Unlike many textile executives, Williams did not grow up around the clatter of looms. He was raised in London and began training as an accountant at age 16.

He eventually moved to Canada, and later Detroit, where he was finance vice president for an automobile brake manufacturer.

He found America refreshingly entrepreneurial; it offered chances to rise or fall on merit.

As Pillowtex's president, he quickly emerged as a softer, diplomatic foil to the hard-charging Hansen. Williams says he felt excited and flattered when the board chose him to lead an executive team with far more textile experience.

Under Williams, there would be more communication, including Friday breakfast chats with managers and executives.
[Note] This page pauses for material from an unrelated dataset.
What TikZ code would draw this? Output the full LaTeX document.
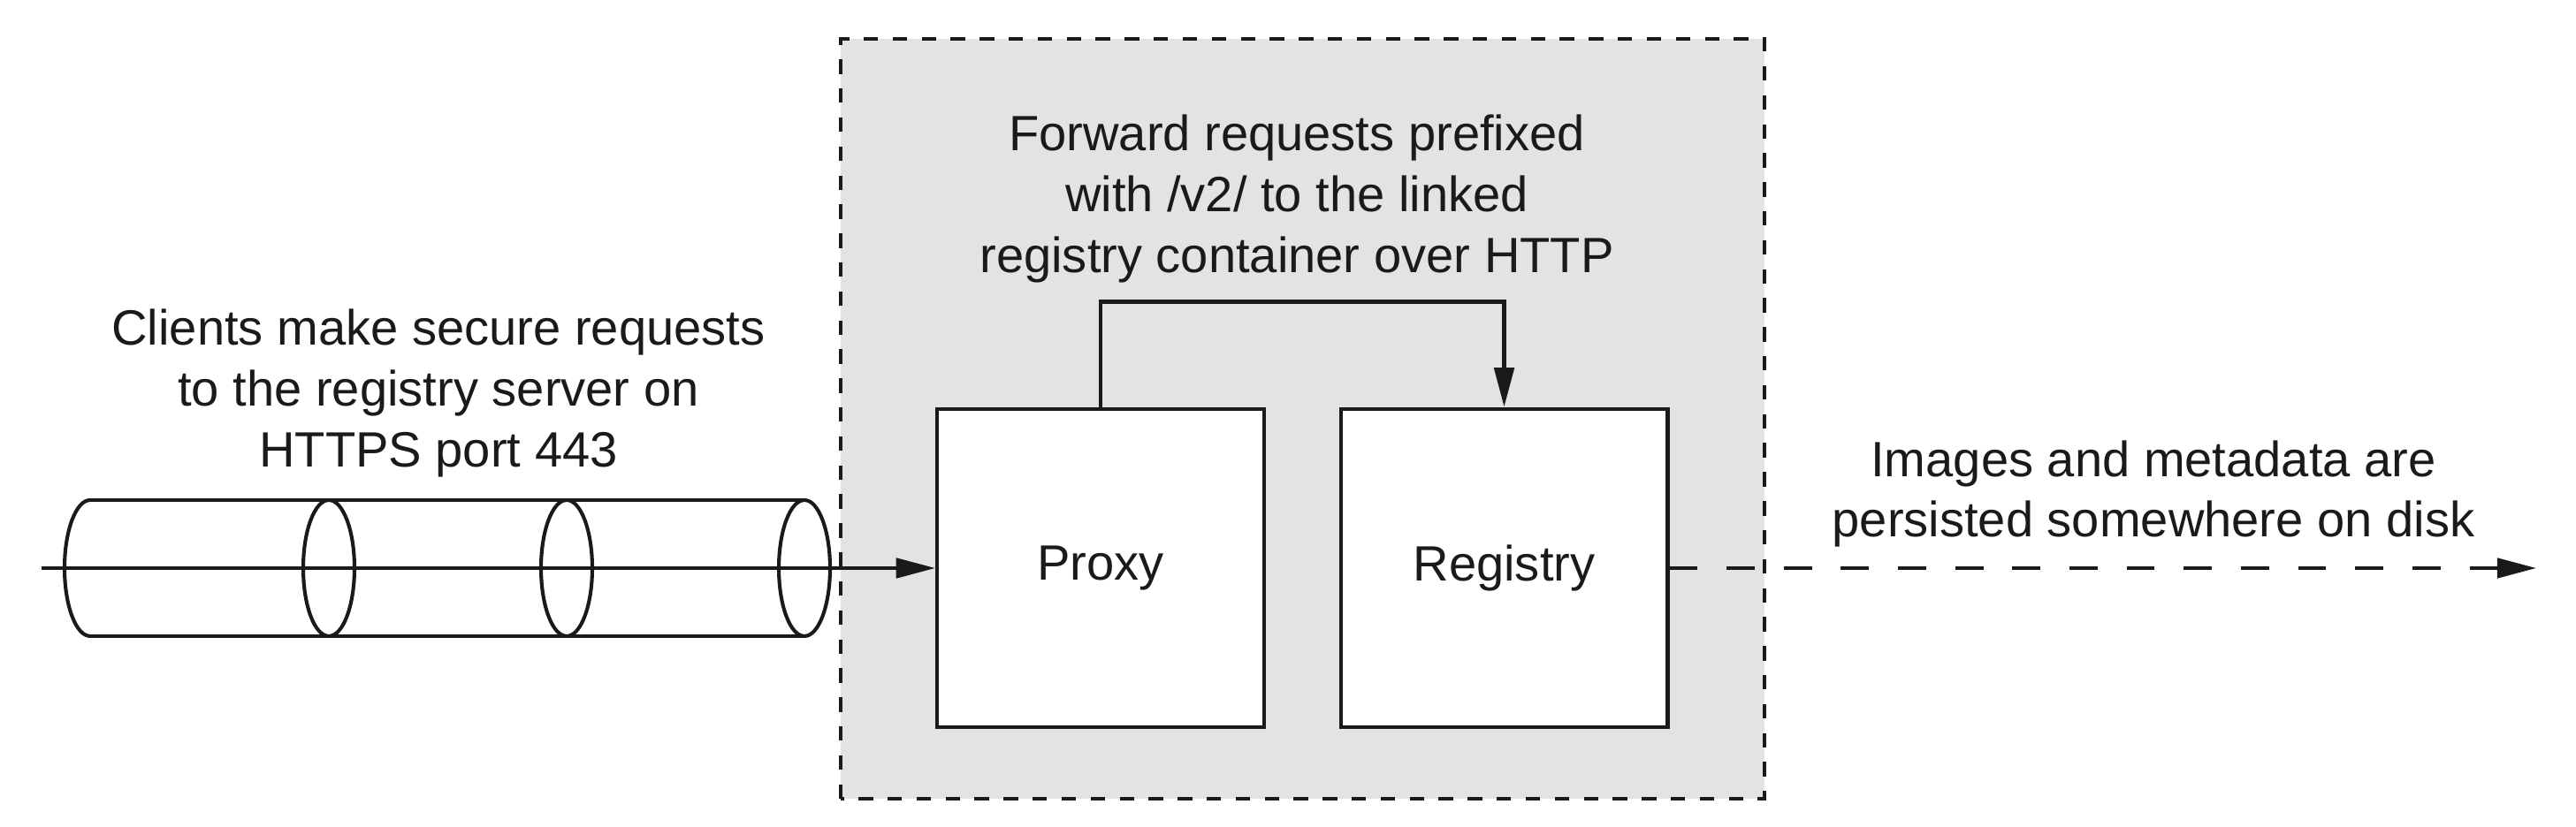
\documentclass[tikz,border=0pt]{standalone}
\usepackage{fontspec}
\setmainfont{Liberation Sans}
\usetikzlibrary{arrows.meta}
\definecolor{boxgray}{RGB}{227,227,227}
\definecolor{ink}{RGB}{26,26,26}

\begin{document}
\begin{tikzpicture}[x=0.010707cm, y=0.010707cm, line width=1.25pt, color=ink,
  >={Triangle[length=13.5pt,width=6.8pt]},
  font=\fontsize{17.1}{21}\selectfont,
  note/.style={align=center},
  comp/.style={draw, fill=white, minimum width=3.962cm, minimum height=3.865cm}]
  \useasboundingbox (0,0) rectangle (2914,936);
  % Hintergrund (Container-Bereich)
  \draw[fill=boxgray, line width=1.3pt, dash pattern=on 5pt off 5pt] (951,32) rectangle (1996,892);
  % Komponenten
  \node[comp] (proxy) at (1245,293) {Proxy};
  \node[comp] (registry) at (1701.5,293) {Registry};
  % Beschriftungen
  \node[note] (clients) at (496,491) {Clients make secure requests\\to the registry server on\\HTTPS port 443};
  \node[note] (forward) at (1467,711) {Forward requests prefixed\\with /v2/ to the linked\\registry container over HTTP};
  \node[note] (disk) at (2436,377) {Images and metadata are\\persisted somewhere on disk};
  % Zylinder (TLS-Tunnel)
  \def\rx{0.3105cm}
  \def\ry{0.8245cm}
  \draw (102,370) -- (910,370) (102,216) -- (910,216);
  \draw (102,370) arc[start angle=90, end angle=270, x radius=\rx, y radius=\ry];
  \foreach \x in {372,641,910} {
    \draw (\x,293) ellipse [x radius=\rx, y radius=\ry];
  }
  % Verbindungen
  \coordinate (start) at (47,293);
  \coordinate (ziel) at (2869,293);
  \draw[->] (start) -- (proxy.west);
  \draw[->] (proxy.north) -- ++(0,119) -| (registry.north);
  \draw[->, dash pattern=on 9.7pt off 10pt] (registry.east) -- (ziel);
\end{tikzpicture}
\end{document}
Some subordinates found him an odd fit.

Williams says he heard executives had questioned why the board chose him.

In employee-attitude surveys, some said they grew tired of his anecdotes about the auto industry. Others said they couldn't understand his British accent.

Some considered him indecisive, a leader who favored endless discussion over the bold action they'd become accustomed to under Hansen.

Hansen had a reputation of dominating his board. He pushed directors to approve acquisitions and gave them as little information as he deemed necessary, a board member who served during Hansen's tenure recalls.

With Williams, the board saw a chance to reclaim its authority. He says he found some board members "a bit frisky."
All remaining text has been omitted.